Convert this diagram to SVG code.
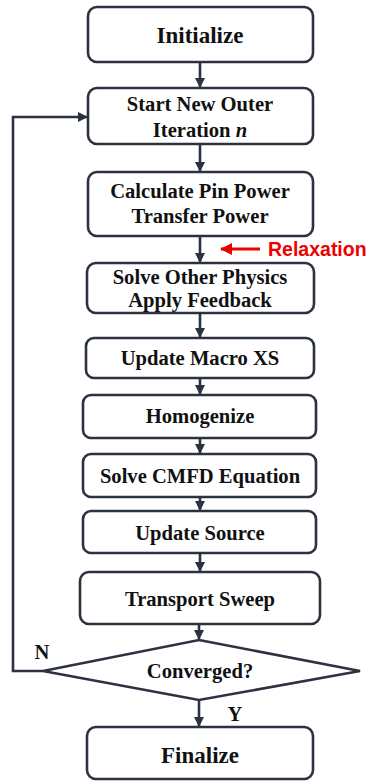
<svg xmlns="http://www.w3.org/2000/svg" width="366" height="782" viewBox="0 0 366 782">
<style>
.box{fill:#fff;stroke:#2b3340;stroke-width:2.6}
.t{font-family:"Liberation Serif","Times New Roman",serif;font-weight:bold;font-size:20.6px;fill:#111;text-anchor:middle}
.big{font-size:23px}
.c{stroke:#2b3340;stroke-width:2.6;fill:none}
</style>
<defs>
<marker id="ah" markerWidth="10" markerHeight="10" viewBox="0 0 10 10" refX="9" refY="5" orient="auto" markerUnits="userSpaceOnUse">
<path d="M0,0 L10,5 L0,10 z" fill="#2b3340"/>
</marker>
<marker id="rh" markerWidth="12" markerHeight="12" viewBox="0 0 12 12" refX="11" refY="6" orient="auto" markerUnits="userSpaceOnUse">
<path d="M0,0 L12,6 L0,12 z" fill="#ee0000"/>
</marker>
</defs>
<rect width="366" height="782" fill="#fff"/>
<g id="connectors">
<line class="c" x1="200" y1="62" x2="200" y2="87" marker-end="url(#ah)"/>
<line class="c" x1="200" y1="144" x2="200" y2="171" marker-end="url(#ah)"/>
<line class="c" x1="200" y1="236" x2="200" y2="262" marker-end="url(#ah)"/>
<line class="c" x1="200" y1="313" x2="200" y2="337" marker-end="url(#ah)"/>
<line class="c" x1="200" y1="378" x2="200" y2="394" marker-end="url(#ah)"/>
<line class="c" x1="200" y1="438" x2="200" y2="453" marker-end="url(#ah)"/>
<line class="c" x1="200" y1="497" x2="200" y2="510" marker-end="url(#ah)"/>
<line class="c" x1="200" y1="553" x2="200" y2="571" marker-end="url(#ah)"/>
<line class="c" x1="199" y1="624" x2="199" y2="639" marker-end="url(#ah)"/>
<line class="c" x1="199" y1="700" x2="199" y2="726" marker-end="url(#ah)"/>
<polyline class="c" points="43,671 13,671 13,117 87,117" marker-end="url(#ah)"/>
<text class="t" x="42" y="659" font-size="18">N</text>
<text class="t" x="235" y="721" font-size="18">Y</text>
<line x1="260" y1="249" x2="221" y2="249" stroke="#ee0000" stroke-width="3" marker-end="url(#rh)"/>
<text x="268" y="256" font-family="'Liberation Sans',Arial,sans-serif" font-weight="bold" font-size="19.5" fill="#ee0000">Relaxation</text>
</g>
<g id="initialize"><rect class="box" x="88" y="7" width="225" height="55" rx="9"/><text class="t big" x="200" y="43">Initialize</text></g>
<g id="start"><rect class="box" x="88" y="88" width="225" height="56" rx="9"/><text class="t" x="200" y="111">Start New Outer</text><text class="t" x="200" y="137">Iteration <tspan font-style="italic">n</tspan></text></g>
<g id="calc"><rect class="box" x="88" y="172" width="225" height="64" rx="9"/><text class="t" x="200" y="198">Calculate Pin Power</text><text class="t" x="200" y="223">Transfer Power</text></g>
<g id="solveother"><rect class="box" x="87" y="263" width="227" height="50" rx="9"/><text class="t" x="200" y="284">Solve Other Physics</text><text class="t" x="200" y="307">Apply Feedback</text></g>
<g id="macro"><rect class="box" x="86" y="338" width="228" height="40" rx="8"/><text class="t" x="200" y="365">Update Macro XS</text></g>
<g id="homog"><rect class="box" x="83" y="395" width="233" height="43" rx="8"/><text class="t" x="200" y="423">Homogenize</text></g>
<g id="cmfd"><rect class="box" x="83" y="454" width="233" height="43" rx="8"/><text class="t" x="200" y="483">Solve CMFD Equation</text></g>
<g id="source"><rect class="box" x="83" y="511" width="233" height="42" rx="8"/><text class="t" x="200" y="540">Update Source</text></g>
<g id="sweep"><rect class="box" x="80" y="572" width="240" height="52" rx="9"/><text class="t" x="200" y="606">Transport Sweep</text></g>
<g id="converged"><polygon class="box" points="199,640 360,671 199,700 43,671"/><text class="t" x="200" y="678">Converged?</text></g>
<g id="finalize"><rect class="box" x="87" y="727" width="226" height="52" rx="9"/><text class="t big" x="200" y="763">Finalize</text></g>
</svg>
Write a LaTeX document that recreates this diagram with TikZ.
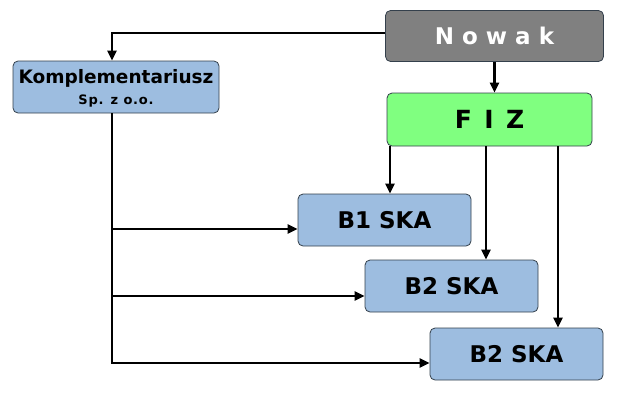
\documentclass[tikz,border=0pt]{standalone}
\usepackage{fontspec}
\setmainfont{DejaVu Sans}
\usetikzlibrary{arrows.meta,positioning}
\definecolor{boxBlue}{HTML}{9DBDE0}
\definecolor{boxGreen}{HTML}{80FF80}
\definecolor{boxGray}{HTML}{808080}
\definecolor{edgeDark}{HTML}{34404C}

\begin{document}
\begin{tikzpicture}[x=1pt,y=-1pt,
    box/.style={draw=edgeDark,line width=0.8pt,rounded corners=5pt,
      inner sep=0pt,minimum height=52pt,font=\bfseries},
    ska/.style={box,fill=boxBlue,minimum width=173pt,
      font=\fontsize{23}{23}\selectfont\bfseries},
    link/.style={line width=2.9pt,-{Triangle[length=10pt,width=9pt]}}]
  \useasboundingbox (0,0) rectangle (640,400);

  \node[box,fill=boxGray,text=white,minimum width=218pt,minimum height=51pt,
    font=\fontsize{23}{23}\selectfont\bfseries] (nowak) at (494.5,36) {N o w a k};
  \node[box,fill=boxBlue,minimum width=206pt,align=center,
    font=\fontsize{18.5}{21}\selectfont\bfseries] (kompl) at (116,87)
    {\rule{0pt}{16pt}Komplementariusz\\{\fontsize{13}{21}\selectfont\addfontfeatures{LetterSpace=6}Sp. z o.o.}};
  \node[box,fill=boxGreen,minimum width=205pt,minimum height=53pt,
    font=\fontsize{25}{25}\selectfont\bfseries] (fiz) at (489.5,119.5)
    {F\enspace I\enspace Z};
  \node[ska] (b1) at (384.5,220) {B1 SKA};
  \node[ska] (b2) at (451.5,286) {B2 SKA};
  \node[ska] (b3) at (516.5,354) {B2 SKA};

  % Nowak -> Komplementariusz, FIZ
  \draw[link] ([yshift=3pt]nowak.west) -| ([xshift=-4pt]kompl.north);
  \draw[link] (nowak.south) -- (nowak.south |- fiz.north);

  % Komplementariusz -> SKA
  \coordinate (trunk) at ([xshift=-4pt]kompl.south);
  \draw[link] (trunk) |- ([yshift=-9pt]b1.west);
  \draw[link] (trunk) |- ([yshift=-10pt]b2.west);
  \draw[link] (trunk) |- ([yshift=-9pt]b3.west);

  % FIZ -> SKA
  \coordinate (b1in) at ([xshift=5.5pt]b1.north);
  \coordinate (b2in) at ([xshift=34.5pt]b2.north);
  \coordinate (b3in) at ([xshift=41.5pt]b3.north);
  \draw[link] (fiz.south -| b1in) -- (b1in);
  \draw[link] (fiz.south -| b2in) -- (b2in);
  \draw[link] (fiz.south -| b3in) -- (b3in);
\end{tikzpicture}
\end{document}
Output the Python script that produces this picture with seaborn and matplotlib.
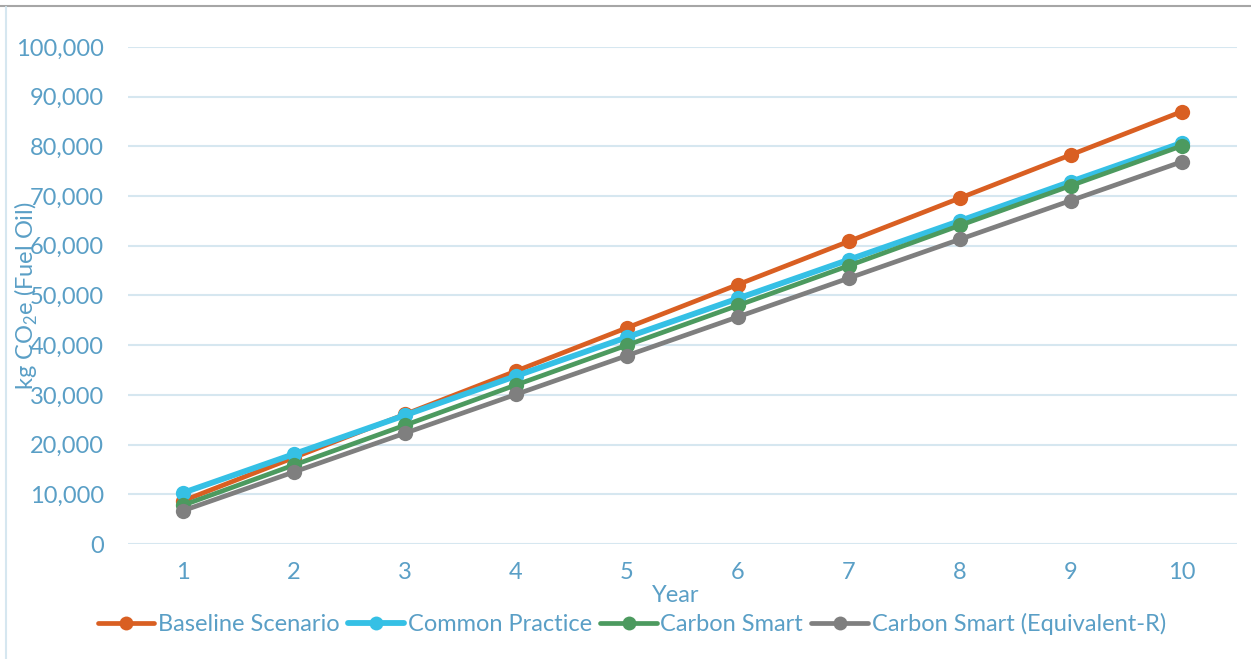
import pandas as pd
import numpy as np
import seaborn as sns
import matplotlib.pyplot as plt
from matplotlib.lines import Line2D
from matplotlib.ticker import FuncFormatter

sns.set_style("white")
plt.rcParams['font.family'] = ['Lato', 'DejaVu Sans']
plt.rcParams['mathtext.fontset'] = 'custom'
plt.rcParams['mathtext.rm'] = 'Lato'

# values
years = [1, 2, 3, 4, 5, 6, 7, 8, 9, 10]
baseline = [8700, 17400, 26100, 34800, 43500, 52200, 60900, 69600, 78300, 87000]
common = [10300, 18100, 25900, 33800, 41600, 49400, 57200, 65000, 72900, 80700]
smart = [7800, 15900, 23900, 32000, 40000, 48000, 56000, 64100, 72100, 80100]
smart_r = [6700, 14500, 22300, 30100, 37900, 45700, 53500, 61300, 69100, 76900]
series_names = ["Baseline Scenario", "Common Practice", "Carbon Smart",
                "Carbon Smart (Equivalent-R)"]
colors = ["#d95f22", "#35c0e5", "#4c9a5f", "#7f7f7f"]
widths = [3.4, 4.2, 3.4, 3.4]

df = pd.DataFrame({
    'Year': years * 4,
    'value': baseline + common + smart + smart_r,
    'series': np.repeat(series_names, len(years)),
})

text_col = "#5a9fc6"
grid_col = "#d6e7f0"

fig = plt.figure(figsize=(12.51, 6.59), dpi=100)
ax = fig.add_axes([0.102, 0.1745, 0.887, 0.7542])

for name, c, w in zip(series_names, colors, widths):
    sub = df[df['series'] == name]
    sns.lineplot(data=sub, x='Year', y='value', ax=ax, color=c, linewidth=w,
                 marker='o', markersize=11, markeredgewidth=0, label=name,
                 clip_on=False)

ax.set_xlim(0.5, 10.5)
ax.set_ylim(0, 100000)
ax.set_xticks(years)
ax.set_yticks(range(0, 100001, 10000))
ax.yaxis.set_major_formatter(FuncFormatter(lambda v, p: f"{int(v):,}"))
ax.tick_params(axis='both', length=0, labelsize=17, labelcolor=text_col)
ax.tick_params(axis='y', pad=17)
ax.tick_params(axis='x', pad=13)
ax.grid(axis='y', color=grid_col, linewidth=1.5)
ax.set_axisbelow(True)
for s in ax.spines.values():
    s.set_visible(False)

ax.set_xlabel("Year", fontsize=17, color=text_col)
ax.xaxis.set_label_coords(0.494, -0.083)
ax.set_ylabel(r"kg CO$_\mathrm{2}$e (Fuel Oil)", fontsize=17, color=text_col)
ax.yaxis.set_label_coords(-0.079, 0.5)

ax.get_legend().remove()
handles = [Line2D([], [], color=c, linewidth=w, marker='o', markersize=10,
                  markeredgewidth=0) for c, w in zip(colors, widths)]
leg = fig.legend(handles, series_names, loc='center', bbox_to_anchor=(0.505, 0.053),
                 ncol=4, frameon=False, fontsize=17, handlelength=2.4,
                 handletextpad=0.15, columnspacing=0.35)
for t in leg.get_texts():
    t.set_color(text_col)

# chart area border
fig.add_artist(Line2D([0, 1], [0.991, 0.991], color="#a6a6a6", linewidth=1.5))
fig.add_artist(Line2D([0.0045, 0.0045], [0, 0.99], color=grid_col, linewidth=1.5))

fig.savefig("out.png", dpi=100)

★ ★ ★ ★ ★ ★ ★

◆ **Exercise**: Of the lines above, copy only those from the one holding "Output the Python" to the one holding "from matplotlib.ticker import FuncFormatter", both included, and exclude every image.

◆ **Complete answer**:
Output the Python script that produces this picture with seaborn and matplotlib.
import pandas as pd
import numpy as np
import seaborn as sns
import matplotlib.pyplot as plt
from matplotlib.lines import Line2D
from matplotlib.ticker import FuncFormatter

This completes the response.